To explain, Wu-Tang: Shaolin Style originally began life as a game called Thrill Kill, a largely forgotten PS1 title infamous for being so violent it was outright banned from the entire console. Something that would have resulted in the game being wholly forgotten if not for the fact it was pretty much finished when it was shit-canned, allowing pirated copies to proliferate and the game to succeed on pretty much pure infamy alone.

Set in hell, the game is actually a fairly competent 3D brawler that sees various condemned souls kicking the fuck out of one another with their prize for winning being a second chance at life. Featuring an eclectic cast of characters including a contortionist who snaps necks with her vagina, a cannibal who delivers the smack-down with a severed limb he can gnaw on between rounds and a 500 pound gorilla man who used to work for the Post Office.

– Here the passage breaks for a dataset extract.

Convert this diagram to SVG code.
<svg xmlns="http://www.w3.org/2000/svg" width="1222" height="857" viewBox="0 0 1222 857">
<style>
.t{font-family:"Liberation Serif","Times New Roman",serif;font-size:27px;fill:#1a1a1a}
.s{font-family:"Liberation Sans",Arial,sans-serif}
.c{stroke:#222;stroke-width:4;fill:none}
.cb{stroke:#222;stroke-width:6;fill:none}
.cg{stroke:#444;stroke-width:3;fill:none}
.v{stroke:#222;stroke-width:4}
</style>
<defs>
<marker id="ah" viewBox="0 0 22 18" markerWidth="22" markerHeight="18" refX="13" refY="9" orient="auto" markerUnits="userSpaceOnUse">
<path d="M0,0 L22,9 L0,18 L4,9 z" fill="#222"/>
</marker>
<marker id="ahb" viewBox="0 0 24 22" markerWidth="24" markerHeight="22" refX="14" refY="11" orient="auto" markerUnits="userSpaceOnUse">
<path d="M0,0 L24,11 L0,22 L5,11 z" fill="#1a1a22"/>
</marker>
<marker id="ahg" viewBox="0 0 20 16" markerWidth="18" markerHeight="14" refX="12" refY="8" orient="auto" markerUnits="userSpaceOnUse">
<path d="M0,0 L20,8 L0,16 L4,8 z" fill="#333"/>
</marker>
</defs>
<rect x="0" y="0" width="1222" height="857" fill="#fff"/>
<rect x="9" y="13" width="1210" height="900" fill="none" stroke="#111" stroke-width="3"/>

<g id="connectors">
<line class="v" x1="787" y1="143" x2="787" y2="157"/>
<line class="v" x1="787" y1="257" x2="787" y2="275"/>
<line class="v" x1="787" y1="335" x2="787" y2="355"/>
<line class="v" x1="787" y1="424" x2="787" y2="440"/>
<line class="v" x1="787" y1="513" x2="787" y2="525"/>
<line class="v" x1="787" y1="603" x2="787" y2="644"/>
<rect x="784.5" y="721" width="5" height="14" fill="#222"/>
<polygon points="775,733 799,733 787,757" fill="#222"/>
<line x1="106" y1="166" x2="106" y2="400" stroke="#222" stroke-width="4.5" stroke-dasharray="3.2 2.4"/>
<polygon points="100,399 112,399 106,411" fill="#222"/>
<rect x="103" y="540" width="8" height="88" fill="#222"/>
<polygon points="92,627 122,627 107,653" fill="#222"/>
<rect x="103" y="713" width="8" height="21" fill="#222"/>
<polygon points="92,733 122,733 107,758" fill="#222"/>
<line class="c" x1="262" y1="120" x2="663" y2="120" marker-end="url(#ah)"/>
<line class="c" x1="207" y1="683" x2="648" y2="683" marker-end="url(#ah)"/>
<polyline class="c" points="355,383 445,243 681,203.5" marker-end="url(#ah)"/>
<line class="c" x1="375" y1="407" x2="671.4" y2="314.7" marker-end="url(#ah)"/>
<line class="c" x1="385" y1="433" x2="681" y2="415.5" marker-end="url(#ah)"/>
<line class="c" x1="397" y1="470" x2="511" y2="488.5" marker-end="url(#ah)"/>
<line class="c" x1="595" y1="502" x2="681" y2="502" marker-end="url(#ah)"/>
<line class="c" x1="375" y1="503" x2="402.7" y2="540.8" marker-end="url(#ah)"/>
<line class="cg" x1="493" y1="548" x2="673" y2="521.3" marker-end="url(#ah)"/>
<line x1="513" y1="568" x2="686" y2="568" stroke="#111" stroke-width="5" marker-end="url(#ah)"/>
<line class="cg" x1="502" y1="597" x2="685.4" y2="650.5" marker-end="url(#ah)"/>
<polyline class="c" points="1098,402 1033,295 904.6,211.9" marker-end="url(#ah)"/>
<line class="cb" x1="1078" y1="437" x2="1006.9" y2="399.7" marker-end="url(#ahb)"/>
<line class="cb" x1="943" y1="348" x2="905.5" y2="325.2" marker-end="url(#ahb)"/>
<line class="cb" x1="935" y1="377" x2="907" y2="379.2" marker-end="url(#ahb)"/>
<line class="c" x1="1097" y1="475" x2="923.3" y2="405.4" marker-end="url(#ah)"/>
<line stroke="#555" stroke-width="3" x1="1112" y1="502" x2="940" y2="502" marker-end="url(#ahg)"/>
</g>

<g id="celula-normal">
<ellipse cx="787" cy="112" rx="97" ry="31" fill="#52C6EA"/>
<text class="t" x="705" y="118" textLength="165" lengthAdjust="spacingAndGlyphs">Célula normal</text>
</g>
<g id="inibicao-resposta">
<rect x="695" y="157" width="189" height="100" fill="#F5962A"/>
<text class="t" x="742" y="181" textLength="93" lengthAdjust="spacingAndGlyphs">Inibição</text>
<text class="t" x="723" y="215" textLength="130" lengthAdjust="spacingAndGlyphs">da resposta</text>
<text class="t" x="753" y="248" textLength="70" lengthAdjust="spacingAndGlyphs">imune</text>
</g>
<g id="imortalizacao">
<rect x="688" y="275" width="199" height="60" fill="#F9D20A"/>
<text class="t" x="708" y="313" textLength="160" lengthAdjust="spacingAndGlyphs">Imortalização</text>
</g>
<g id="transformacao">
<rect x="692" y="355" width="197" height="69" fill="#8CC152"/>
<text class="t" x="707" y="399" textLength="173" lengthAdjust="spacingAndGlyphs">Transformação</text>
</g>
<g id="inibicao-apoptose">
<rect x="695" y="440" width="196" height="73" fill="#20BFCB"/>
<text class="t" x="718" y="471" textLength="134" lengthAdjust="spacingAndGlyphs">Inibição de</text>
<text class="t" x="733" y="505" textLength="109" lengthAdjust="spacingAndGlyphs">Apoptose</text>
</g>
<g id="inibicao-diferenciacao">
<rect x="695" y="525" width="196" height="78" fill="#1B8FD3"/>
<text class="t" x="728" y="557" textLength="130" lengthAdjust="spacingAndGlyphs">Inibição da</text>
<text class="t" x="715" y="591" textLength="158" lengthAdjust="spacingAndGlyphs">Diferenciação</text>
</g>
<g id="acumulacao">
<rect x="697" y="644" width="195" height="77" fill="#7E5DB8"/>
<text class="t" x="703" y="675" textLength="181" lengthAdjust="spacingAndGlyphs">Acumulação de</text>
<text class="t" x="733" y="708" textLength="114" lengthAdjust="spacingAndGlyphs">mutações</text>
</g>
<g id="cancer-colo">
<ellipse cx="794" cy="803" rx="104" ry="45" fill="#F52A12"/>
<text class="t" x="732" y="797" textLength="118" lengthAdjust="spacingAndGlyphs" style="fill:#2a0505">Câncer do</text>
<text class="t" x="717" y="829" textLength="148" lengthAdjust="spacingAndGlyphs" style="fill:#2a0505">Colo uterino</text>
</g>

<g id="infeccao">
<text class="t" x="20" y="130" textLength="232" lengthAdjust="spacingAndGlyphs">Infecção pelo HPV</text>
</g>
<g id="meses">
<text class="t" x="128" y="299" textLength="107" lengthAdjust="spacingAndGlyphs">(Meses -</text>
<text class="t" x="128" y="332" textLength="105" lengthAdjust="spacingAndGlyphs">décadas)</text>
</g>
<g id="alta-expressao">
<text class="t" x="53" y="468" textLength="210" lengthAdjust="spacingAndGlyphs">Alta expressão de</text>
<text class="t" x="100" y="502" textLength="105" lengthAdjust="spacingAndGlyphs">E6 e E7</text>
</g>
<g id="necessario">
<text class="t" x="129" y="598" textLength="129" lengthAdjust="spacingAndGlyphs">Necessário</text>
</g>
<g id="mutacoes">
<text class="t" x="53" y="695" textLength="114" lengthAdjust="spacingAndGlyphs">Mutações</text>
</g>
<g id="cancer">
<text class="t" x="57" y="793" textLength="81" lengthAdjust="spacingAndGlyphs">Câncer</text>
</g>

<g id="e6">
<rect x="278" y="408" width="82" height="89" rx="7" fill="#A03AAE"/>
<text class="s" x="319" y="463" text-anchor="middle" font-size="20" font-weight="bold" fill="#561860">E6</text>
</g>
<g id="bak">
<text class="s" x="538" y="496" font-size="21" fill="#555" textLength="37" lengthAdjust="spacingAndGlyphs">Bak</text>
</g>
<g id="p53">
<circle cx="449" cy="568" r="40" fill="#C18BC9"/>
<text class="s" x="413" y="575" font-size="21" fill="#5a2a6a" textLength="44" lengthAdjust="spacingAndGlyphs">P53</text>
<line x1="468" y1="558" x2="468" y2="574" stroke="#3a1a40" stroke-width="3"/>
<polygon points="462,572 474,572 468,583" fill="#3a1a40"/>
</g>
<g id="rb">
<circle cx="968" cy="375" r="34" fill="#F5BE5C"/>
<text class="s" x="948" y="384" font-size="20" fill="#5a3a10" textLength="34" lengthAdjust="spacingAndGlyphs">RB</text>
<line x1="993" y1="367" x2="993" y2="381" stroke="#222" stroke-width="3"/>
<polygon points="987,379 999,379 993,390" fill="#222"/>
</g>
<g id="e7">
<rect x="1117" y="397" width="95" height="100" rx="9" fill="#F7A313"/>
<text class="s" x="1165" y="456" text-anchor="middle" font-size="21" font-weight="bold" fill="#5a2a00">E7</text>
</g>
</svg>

What makes the game so, weird though is not any of that but that it actually started life as a sports game where gods would stunt on each other in an ancient sport not dissimilar from basketball before they inexplicably decided to complete upend everything and make it all about doing skeleton combos to a man with a bear-trap for a face. Which, well, we can’t argue doesn’t sound cooler.

Anyway, after the game was banned the studio behind it, Paradox Development, slapped a new or should we say, Wu skin on it and transformed it into a game where the Wu-Tang Clan can frontflip kick each other’s dicks off. A lateral move sure, but one we kind of respect for the balls it took.